Y'know, a different FBI might recommend that government officials, political parties, businesses, and the world at large should take security more seriously and implement measures such as encryption to prevent data breaches. But Comey's FBI has bigger worries—it's afraid that pawing through our text messages and emails is going to become too difficult. It might have to ask for them instead of browsing at will.

Actually, asking for them is the traditional way. As Comey acknowledges in his ABA speech, "We have never had absolute privacy in this country. … Any one of us, in appropriate circumstances, can be compelled to say what we saw. Our communications with our lawyers, with our clergy, with our spouses, are not absolutely private. They can be pierced in the appropriate circumstance."

But that hasn't changed. If you have an encrypted phone, the government can seek a court order to compel you to decrypt it. If you refuse, you can be punished. The government might not get the information it seeks, but you'd face the consequences for concealing it—just as you would, for example, if you refused to produce financial documents that you'd hidden away, or refused to testify about facts that only you know.

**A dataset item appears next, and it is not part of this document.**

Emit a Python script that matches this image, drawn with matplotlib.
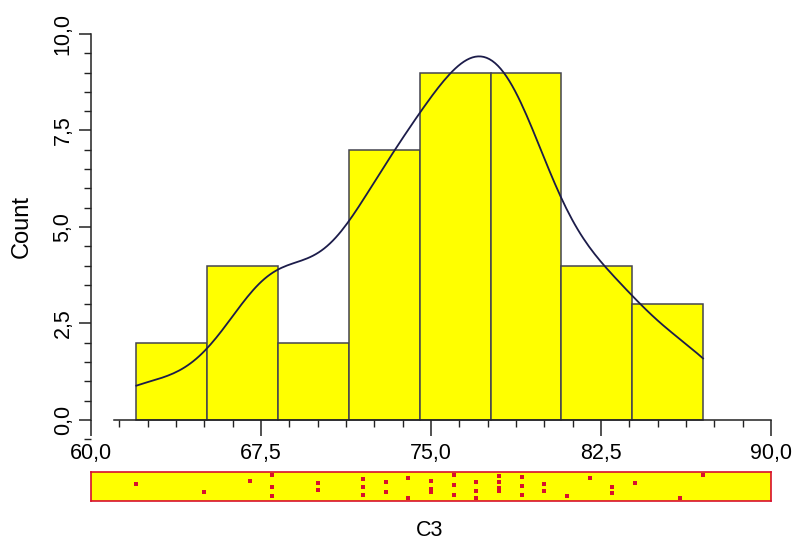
import numpy as np
import matplotlib
matplotlib.use("Agg")
import matplotlib.pyplot as plt
import seaborn as sns
from matplotlib.ticker import MultipleLocator, FuncFormatter

# C3 observations, grouped by value with how many times each occurs
c3_values = [62, 65, 67, 68, 70, 72, 73, 74, 75, 76, 77, 78, 79, 80, 81, 82, 83, 84, 86, 87]
c3_counts = [1, 1, 1, 3, 2, 3, 2, 2, 3, 3, 3, 4, 3, 2, 1, 1, 2, 1, 1, 1]

# vertical jitter of each rug dot inside the strip (0 = bottom, 1 = top)
rug_jitter = [
    [0.60], [0.31], [0.70], [0.92, 0.49, 0.14], [0.62, 0.37],
    [0.77, 0.48, 0.17], [0.68, 0.31], [0.81, 0.06], [0.70, 0.42, 0.28],
    [0.92, 0.56, 0.16], [0.67, 0.32, 0.08], [0.89, 0.68, 0.45, 0.32],
    [0.87, 0.51, 0.17], [0.60, 0.34], [0.15], [0.83], [0.48, 0.27],
    [0.62], [0.08], [0.92],
]

c3 = np.repeat(c3_values, c3_counts)
rug_x = np.repeat(c3_values, [len(j) for j in rug_jitter])
rug_y = np.concatenate(rug_jitter)

plt.rcParams['font.family'] = ['Liberation Sans', 'DejaVu Sans']

YELLOW = '#ffff00'
EDGE = '#44444f'
CURVE = '#1c1c4a'
RED = '#d8102e'

fig = plt.figure(figsize=(7.92, 5.44), dpi=100)
ax = fig.add_axes([0.1149, 0.1925, 0.8586, 0.745])

sns.histplot(x=c3, bins=8, ax=ax, color=YELLOW, alpha=1, edgecolor=EDGE,
             linewidth=1.1, kde=True,
             kde_kws=dict(bw_adjust=0.66, cut=0),
             line_kws=dict(linewidth=1.3))
ax.lines[-1].set_color(CURVE)

ax.set_xlim(60, 90)
ax.set_ylim(-0.5, 10)
ax.set_xlabel('')
ax.set_ylabel('')

for side in ['top', 'right']:
    ax.spines[side].set_visible(False)
ax.spines['bottom'].set_position(('data', 0))
ax.spines['bottom'].set_bounds(61, 90)
ax.spines['left'].set_bounds(0, 10)
for side in ['bottom', 'left']:
    ax.spines[side].set_linewidth(1.1)
    ax.spines[side].set_color('#222222')

comma = FuncFormatter(lambda v, pos: f"{v:.1f}".replace('.', ','))
ax.xaxis.set_major_locator(MultipleLocator(7.5))
ax.xaxis.set_minor_locator(MultipleLocator(1.25))
ax.yaxis.set_major_locator(MultipleLocator(2.5))
ax.yaxis.set_minor_locator(MultipleLocator(0.5))
ax.xaxis.set_major_formatter(comma)
ax.yaxis.set_major_formatter(comma)

ax.tick_params(axis='x', which='major', length=11.5, width=1.1, pad=5,
               labelsize=15.5, color='#222222')
ax.tick_params(axis='x', which='minor', length=5, width=1.0, color='#222222')
ax.tick_params(axis='y', which='major', length=8.5, width=1.1, pad=4,
               labelsize=15.5, color='#222222')
ax.tick_params(axis='y', which='minor', length=5, width=1.0, color='#222222')
for lab in ax.get_yticklabels():
    lab.set_rotation(90)
    lab.set_va('center')

fig.text(22 / 792, 1 - 227 / 544, 'Count', rotation=90, ha='center',
         va='center', fontsize=17)

# rug strip with every observation
rug = fig.add_axes([0.1149, 0.0790, 0.8586, 0.0533])
rug.set_facecolor(YELLOW)
rug.scatter(rug_x, rug_y, s=6, marker='s', color=RED, linewidths=0)
rug.set_xlim(60, 90)
rug.set_ylim(-0.05, 1.05)
rug.set_xticks([])
rug.set_yticks([])
for s in rug.spines.values():
    s.set_color(RED)
    s.set_linewidth(1.2)

fig.text(430 / 792, 1 - 531 / 544, 'C3', ha='center', va='center',
         fontsize=15.5)

fig.savefig('out.png', dpi=100)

True, "we have never had absolute privacy" guaranteed by law in this country. But it's also true that the government has never had an absolute guarantee that it could find everything it looked for—sometimes all it can do is penalize noncompliant people.

And that's a hell of a lot safer than entrusting the power to curb privacy protections or require backdoor access to communications to officials who continue to leak sensitive information a year after losing personnel files on every single federal employee, including extremely personal details on intelligence officers, to hackers allegedly sponsored by the Chinese government (also investigated by the FBI, by the way). The keys to the hobbled encryption Comey plans to allow us are the one type of sensitive information the geniuses in Washington, D.C., will keep safe? Really?

And that's assuming benign intent on the part of government officials—that their inevitable fumbling of our privacy will be accidental, not malicious. But Comey started his ABA speech by conceding that the United States government has sometimes abused its power. He described an open-ended application for authority to wiretap Martin Luther King submitted by FBI legend J. Edgar Hoover and signed by Robert F. Kennedy. "Then they were off, bugging and wiretapping King without limitation, without constraint, without oversight," he said.

Comey tells the story to underline his desire for balance, which in his view requires limits on state authority, but also compromises when it comes to personal privacy. But that balance, arguably, already exists in the power of the courts to compel people, through appropriate process, to produce information and to punish people who refuse. The authorities won't always get what they want, but they'll get most of it if they follow the rules. Meanwhile, the rest of the population remains reasonably secure.

Compromising everybody's privacy while hoping that the likes of Hoover and Kennedy never reappear and that government officials will start demonstrating a level of competence that has hitherto remained far beyond their reach isn't a considered effort to reach balance at all—except maybe in the sense of a high-wire act, without a net.

James Comey and his colleagues say we need to learn from the past in "forcing constraint and oversight into all of our lives." Maybe he'd be better off learning from the investigations his own agency has undertaken in recent months and see that encryption, unhampered by meddling officials, is more important than ever.